Initially, the misbehavior report, confirmed by the testimony of Farrell, provides substantial evidence supporting both findings of guilt (see, Matter of Foster v Coughlin, 76 N.Y.2d 964, 966; People ex rel. Vega v Smith, 66 N.Y.2d 130, 139-140; Matter of Williams v Coughlin, 190 A.D.2d 883 [decided herewith]; Matter of Hillard v Coughlin, 187 A.D.2d 136; Matter of Torres v Coughlin, 161 A.D.2d 1080, 1082; Matter of Smith v Coughlin, 161 A.D.2d 1082, 1083; Matter of Collins v Coughlin, 156 A.D.2d 793, lv denied 75 N.Y.2d 707; cf., Matter of Bryant v Coughlin, 77 N.Y.2d 642; Matter of Bettis v Coughlin, 186 A.D.2d 1080; Matter of Taylor v Coughlin, 158 A.D.2d 881, 882-883). Petitioner's explanations and denials simply presented a credibility issue which the Hearing Officer reasonably resolved against him (see, Matter of Foster v Coughlin, supra; see also, Matter of Huggins v Coughlin, 155 A.D.2d 844, 845-846, affd on mem below 76 N.Y.2d 904).
Next, petitioner contends that the misbehavior report did not sufficiently describe his alleged violation of rule 104.10, thus depriving him of sufficient notice to defend himself. We disagree. The misbehavior report sets out the date and time of the incident and indicates petitioner's presence in various parts of the yard throughout the course of the riot and his failure to leave when given an opportunity to do so. Moreover, the report contains the names of both correction employees whose observations were the basis of the charge. This information was more than adequate notice to petitioner of the rule 104.10 violation and evidence against him (see, 7 NYCRR 251-3.1 [c]; Matter of Williams v Coughlin, 190 A.D.2d 883 [decided herewith], supra; Matter of Turner v Coughlin, 162 A.D.2d 781, 782).
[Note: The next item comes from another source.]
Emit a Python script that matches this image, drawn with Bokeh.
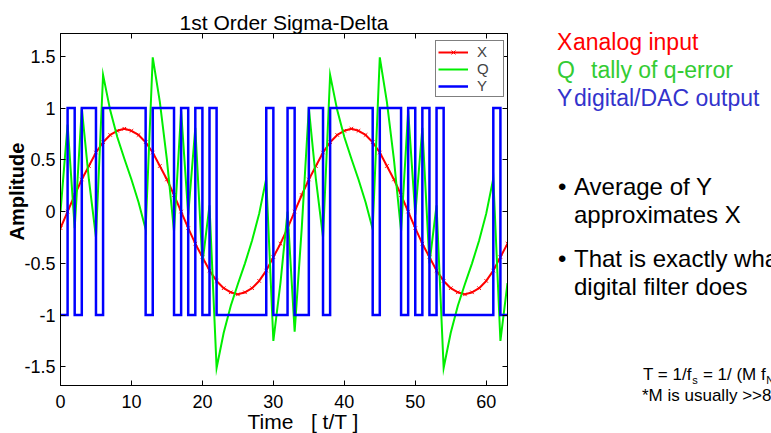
import html
from bokeh.plotting import figure
from bokeh.layouts import row
from bokeh.models import Range1d, LinearAxis, FixedTicker, Legend, LegendItem, Title, Div
from bokeh.embed import file_html
from bokeh.resources import INLINE

# ---------------- data ----------------
t = list(range(64))
X = [-0.16, 0.00, 0.16, 0.31, 0.44, 0.57, 0.67, 0.74, 0.78, 0.80, 0.78, 0.74, 0.67, 0.57, 0.44, 0.31,
     0.16, 0.00, -0.16, -0.31, -0.44, -0.57, -0.67, -0.74, -0.78, -0.80, -0.78, -0.74, -0.67, -0.57, -0.44, -0.31,
     -0.16, 0.00, 0.16, 0.31, 0.44, 0.57, 0.67, 0.74, 0.78, 0.80, 0.78, 0.74, 0.67, 0.57, 0.44, 0.31,
     0.16, 0.00, -0.16, -0.31, -0.44, -0.57, -0.67, -0.74, -0.78, -0.80, -0.78, -0.74, -0.67, -0.57, -0.44, -0.31]
Q = [0.00, 0.84, -0.16, 1.00, 0.31, -0.25, 1.32, 0.98, 0.72, 0.51, 0.31, 0.09, -0.17, 1.49, 1.06, 0.50,
     -0.19, 0.97, -0.03, 0.81, -0.50, 0.06, -1.51, -1.17, -0.91, -0.70, -0.50, -0.28, -0.02, 0.32, -1.25, -0.69,
     0.00, -1.16, -0.16, 1.00, 0.31, -0.25, 1.32, 0.98, 0.72, 0.51, 0.31, 0.09, -0.17, 1.49, 1.06, 0.50,
     -0.19, 0.97, -0.03, 0.81, -0.50, 0.06, -1.51, -1.17, -0.91, -0.70, -0.50, -0.28, -0.02, 0.32, -1.25, -0.69]
Y = [-1, 1, -1, 1, 1, -1, 1, 1, 1, 1, 1, 1, -1, 1, 1, 1,
     -1, 1, -1, 1, -1, 1, -1, -1, -1, -1, -1, -1, -1, 1, -1, -1,
     1, -1, -1, 1, 1, -1, 1, 1, 1, 1, 1, 1, -1, 1, 1, 1,
     -1, 1, -1, 1, -1, 1, -1, -1, -1, -1, -1, -1, -1, 1, -1, -1]
assert len(X) == len(Q) == len(Y) == len(t)

x_ticks = [0, 10, 20, 30, 40, 50, 60]
y_ticks = [-1.5, -1.0, -0.5, 0.0, 0.5, 1.0, 1.5]
y_tick_labels = ["-1.5", "-1", "-0.5", "0", "0.5", "1", "1.5"]

title_text = "1st Order Sigma-Delta"
xlabel_text = "Time \u00a0 [ t/T ]"
ylabel_text = "Amplitude"

# ---------------- layout ----------------
H = 433
W1 = 520            # chart part
W2 = 771 - W1       # text panel
FL, FR, FT, FB = 60, 507, 33, 385
XR = (0, 63)
YR = (-1.68, 1.72)
FONT = "Liberation Sans"

p = figure(width=W1, height=H, output_backend="svg", toolbar_location=None,
           x_range=Range1d(*XR), y_range=Range1d(*YR),
           min_border_left=FL, min_border_right=W1 - FR,
           min_border_top=FT, min_border_bottom=H - FB)
p.background_fill_color = "white"
p.border_fill_color = "white"
p.outline_line_color = "black"
p.outline_line_width = 1
p.grid.visible = False

p.title.text = title_text
p.title.align = "center"
p.title.text_font = FONT
p.title.text_font_size = "21px"
p.title.text_font_style = "normal"
p.title.text_color = "black"
p.title.standoff = 0

for ax in (p.xaxis[0], p.yaxis[0]):
    ax.major_tick_in = 5
    ax.major_tick_out = 0
    ax.minor_tick_in = 0
    ax.minor_tick_out = 0
    ax.axis_line_color = "black"
    ax.major_tick_line_color = "black"
    ax.major_label_text_font = FONT
    ax.major_label_text_font_size = "18px"
    ax.major_label_text_color = "black"
p.xaxis.major_label_standoff = 9
p.yaxis.major_label_standoff = 5

p.xaxis.ticker = FixedTicker(ticks=x_ticks)
p.yaxis.ticker = FixedTicker(ticks=y_ticks)
p.yaxis.major_label_overrides = {v: s for v, s in zip(y_ticks, y_tick_labels)}

for loc, ticks in (("above", x_ticks), ("right", y_ticks)):
    a = LinearAxis(ticker=FixedTicker(ticks=ticks), major_tick_in=5, major_tick_out=0,
                   minor_tick_in=0, minor_tick_out=0, axis_line_color="black",
                   major_label_standoff=0,
                   major_label_text_color=None, major_label_text_font_size="1px")
    p.add_layout(a, loc)

p.add_layout(Title(text=xlabel_text, align="left", offset=247 - FL, vertical_align="top",
                   standoff=-2, text_font=FONT, text_font_size="21px",
                   text_font_style="normal", text_color="black"), "below")
p.add_layout(Title(text=ylabel_text, align="left", offset=FB - 240, vertical_align="bottom",
                   standoff=-12, text_font=FONT, text_font_size="20px",
                   text_font_style="bold", text_color="black"), "left")

# ---------------- series ----------------
r_xl = p.line(t, X, line_color="red", line_width=2)
r_xm = p.scatter(t, X, marker="x", size=5, line_color="red", line_width=1)
r_q = p.line(t, Q, line_color="#00ee00", line_width=2, line_join="miter")
r_y = p.step(t, Y, mode="after", line_color="#0000ff", line_width=2.5, line_join="miter")

legend = Legend(items=[LegendItem(label="X", renderers=[r_xl, r_xm]),
                       LegendItem(label="Q", renderers=[r_q]),
                       LegendItem(label="Y", renderers=[r_y])],
                location=(375, 288), padding=2, spacing=-2, margin=0,
                glyph_width=30, glyph_height=14, label_height=14, label_width=24,
                label_standoff=9, label_text_font=FONT, label_text_font_size="15px",
                border_line_color="black", border_line_width=1,
                background_fill_color="white", background_fill_alpha=1)
p.add_layout(legend)

# ---------------- text panel (positions in page pixels, text baseline) ----------------
spans = []


def lab(text, px, py, size, color="black", lh=1.0):
    # place the baseline of the text at page pixel (px, py)
    top = py - ((lh - 1.117) / 2 + 0.905) * size
    spans.append(
        f'<span style="position:absolute;left:{px - W1:.1f}px;top:{top:.1f}px;'
        f'font-size:{size}px;line-height:{lh};color:{color};white-space:pre;">'
        f'{html.escape(text)}</span>')


RED, GREEN, BLUE = "#ff0000", "#33cc33", "#3333cc"
lab("X", 557, 50, 23, RED)
lab("analog input", 573, 50, 23, RED)
lab("Q", 557, 78, 23, GREEN)
lab("tally of q-error", 591, 78, 23, GREEN)
lab("Y", 557, 106, 23, BLUE)
lab("digital/DAC output", 574, 106, 23, BLUE)

lab("\u2022", 558, 195, 24)
lab("Average of Y", 574, 195, 24)
lab("approximates X", 574, 223, 24)
lab("\u2022", 558, 267, 24)
lab("That is exactly what a", 574, 267, 24)
lab("digital filter does", 574, 295, 24)

# T = 1/f_s = 1/ (M f_N)   (Liberation Sans advance widths, in em)
F1, FS = 17, 11
w_a = 2.863 * F1          # "T = 1/f"
w_s = 0.500 * FS          # "s"
w_b = 3.974 * F1          # " = 1/ (M f"
x0 = 643
lab("T = 1/f", x0, 381, F1, lh=0.8)
lab("s", x0 + w_a + 0.5, 384, FS, lh=0.8)
lab(" = 1/ (M f", x0 + w_a + w_s + 1, 381, F1, lh=0.8)
lab("N)", x0 + w_a + w_s + w_b + 1.5, 384, FS, lh=0.8)
lab("*M is usually >>8", 642, 402, F1, lh=0.8)

div = Div(text=(f'<div style="position:relative;width:{W2}px;height:{H}px;overflow:hidden;'
                f'background:white;font-family:\'{FONT}\';">' + "".join(spans) + '</div>'),
          width=W2, height=H, margin=0)

open("out.html", "w").write(file_html(row(p, div), INLINE))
There is merit, however, to petitioner's claim that the denial of his request to view photographs and videotapes of the takeover infringed on his opportunity to adequately prepare a defense. It is clear that several photographs and two videotapes were made of the incident. The videotapes consisted of a black and white film taken from a fixed point showing the incident from the beginning and a color film taken with a hand-held camera from different perimeter points commencing some 20 minutes after the start of the riot. Although the videotapes and photographs were not viewed by the Hearing Officer, because this photographic evidence may have a significant bearing on petitioner's defense and petitioner requested it, the hearing should have been adjourned to enable petitioner to view the evidence (see, Matter of Hillard v Coughlin, 187 A.D.2d 136, supra; Matter of Smith v Coughlin, 137 A.D.2d 938; cf., Matter of Espinal v Coughlin, 153 A.D.2d 778, appeal dismissed 74 N.Y.2d 944, lv denied 75 N.Y.2d 705). The determination should therefore be annulled (cf., Matter of Laureano v Kuhlmann, 75 N.Y.2d 141, 146-148; Matter of Shaffer v Hoke, 174 A.D.2d 787, 788; Matter of Breland v Senkowski, 168 A.D.2d 751, 752).
Finally, because (1) the challenged disciplinary determination is supported by substantial evidence, (2) there has not been a violation of one of petitioner's fundamental due process rights as enunciated in Wolff v McDonnell ( 418 U.S. 539), and (3) other equitable considerations do not dictate expungement (see, Matter of Hillard v Coughlin, supra), we remit for a new hearing.
In view of our determination, we do not reach petitioner's remaining contention.
Weiss, P.J., Mikoll, Yesawich Jr. and Crew III, JJ., concur. Adjudged that the determination is annulled, without costs, and matter remitted to respondent for further proceedings not inconsistent with this Court's decision.